Cyclic compression loading alters osteoarthritis-related gene expression in three-dimensionally cultured human articular chondrocytes via a different mechanism than interleukin-1β induction

Abstract

Objectives

Mechanical and inflammatory stimuli are key factors in the pathophysiology of osteoarthritis (OA). However, the effects of mechanical stimulation on joint tissues and cells at the molecular level and the mechanisms of interaction after stimulation with inflammatory cytokines remains uninvestigated.

Methods

Three-dimensional cyclic compression loading (CCL) was applied to human articular chondrocytes, and the expression of OA-related genes was analyzed using reverse transcription quantitative real-time polymerase chain reaction. Additionally, the effects of CCL after the chondrocytes were stimulated with interleukin (IL)-1β were evaluated.
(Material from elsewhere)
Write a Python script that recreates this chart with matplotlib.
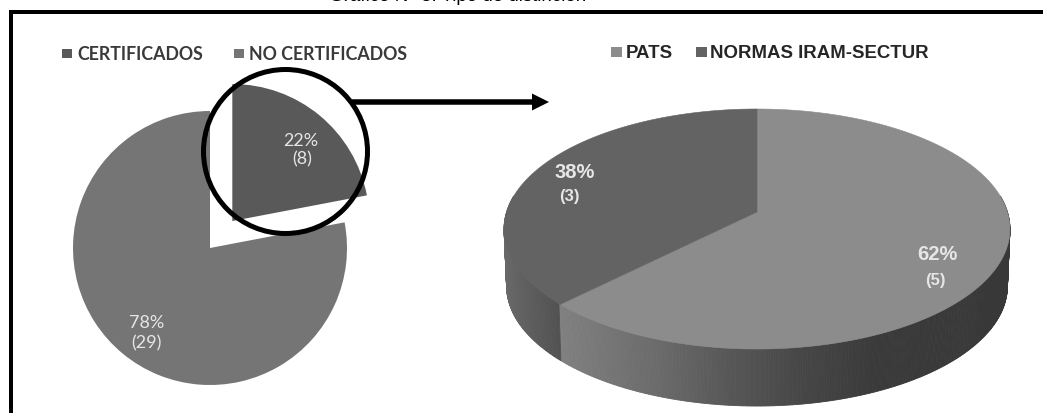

A DNA microarray assay was used to compare changes in gene expression after chondrocytes were stimulated with IL-1β and CCL was applied, and to search for pathways that are affected by CCL.

Results

CCL of 40 kPa significantly upregulated the expression of IL-8, cyclooxygenase (COX)-2, nerve growth factor, matrix metalloproteinase (MMP)-1, and MMP-3. Transcription of IL-8, COX-2, and MMP-3 was synergistically promoted by CCL and IL-1β. The top 10 pathways enriched in the Kyoto Encyclopedia of Genes and Genomes enrichment analysis of differentially expressed genes were not common in either group, except for the “cytokine-cytokine receptor interaction”. The “tumor necrosis factor signaling pathway” and the “nuclear factor-kappa B signaling pathway” in the IL-1β group and “cell cycle” and the “Hippo signaling pathway” in the CCL group were included.

Conclusions

Comprehensive gene expression analysis revealed that CCL-induced changes in gene expression were different to those induced by stimulation with IL-1β. Our results provide new insights into the involvement of mechanical stimulation in the pathogenesis of OA.